O Grito da Independência, Pedro Américo
O sol apareceu no desfile de sete de setembro e se juntou ao asfalto para me lembrar exatamente quem eu era. As coisas não estavam bem; o meu estômago doía e de instante em instante eu ia até a Central do Brasil tentar uma solução, mas eu rodava a farmácia e não conseguia comprar nem um remédio, embora a atendente tentasse ajudar. Os milicos cobravam credencial. Eles cobravam como se você fosse um terrorista. Eu tinha credencial e eles se desculpavam. Irritam um pouco os militares brasileiros. Não nada contra a estrutura militar mas, a falta de modernidade deles faz com que sejam quixotescos, um prato cheio para zombaria alheia. De jornalista principalmente. Você sabe, o jornalista mediano se acha tão esperto, que essa crença também não deixa de ser caricatural.
E o sol me queimava. Pensei nas novas pintas que se formariam nos meus braços. A falta de melanina e a aparência de sorvete de flocos. O fotógrafo, um dos mais experientes do jornal, estava pouco se fodendo para mim, é claro. Eu até entendo a atitude do cara, ele pensa: "Estou há 20 anos nisso, babe, não me diga o que fazer, ok?"Ok, mas no final eu vou me lascar. Saber disso me acalmou. Eu iria me dar mal com a chefia, bem...alguma certeza eu tinha. Válido.
Os militares desfilavam e faziam discurso. Em um dos trechos da resenha toda, eu me lembro desta parte: "O exército não tem qualquer preconceito seja social ou religioso..." Achei bacana hein? Fiquei esperanto chegar a parte em que diriam "sexual", mas essa parte não veio. Então imaginei um travesti se apresentando aos seus comandantes.

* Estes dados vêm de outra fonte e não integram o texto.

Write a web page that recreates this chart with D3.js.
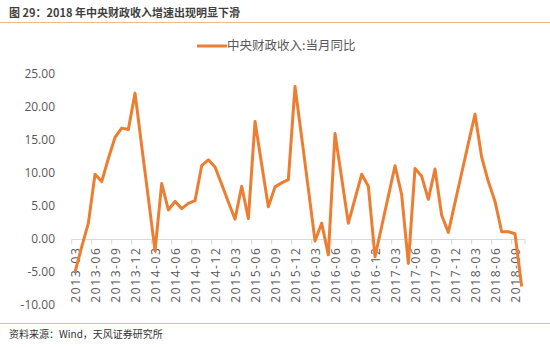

"Soldado Wannessah, senhor!"
Eu gosto de pensar nessas coisas enquanto o meu rosto está sério e sob o sol. Desfilou também uma tropa especializada em lidar com elementos químicos e/ou nucleares. Os homens desfilaram com aquelas máscaras de dois filtros que os deixam com cara de formigas atômicas assassinas. Uma mulher que assistia ao desfile olhou para mim com cara de medo e perguntou;
"Acha que aquela usina em Angra dos Reis explodiria?"
Fiquei tentada a dizer que sim, que o risco era certo e apenas as baratas sobreviveriam e então nós já éramos se a usina explodisse. Bum e tchau.
"Não senhora, é muito segura aquela usina."
Ela confiava em mim, por causa da credencial. Esse é o perigo. O povo tomar como voz de Deus o que os jornais falam. Fui embora sem grandes novidades e as coisas não terminaram bem.
Um comentário:
Hipocrisia e preconceito facistóide no caso dos militares, o que tem de gay enrustido.. Quanto aos jornais (incluo tv e revista), imagina quando representam uma classe e possuem abrangência nacional.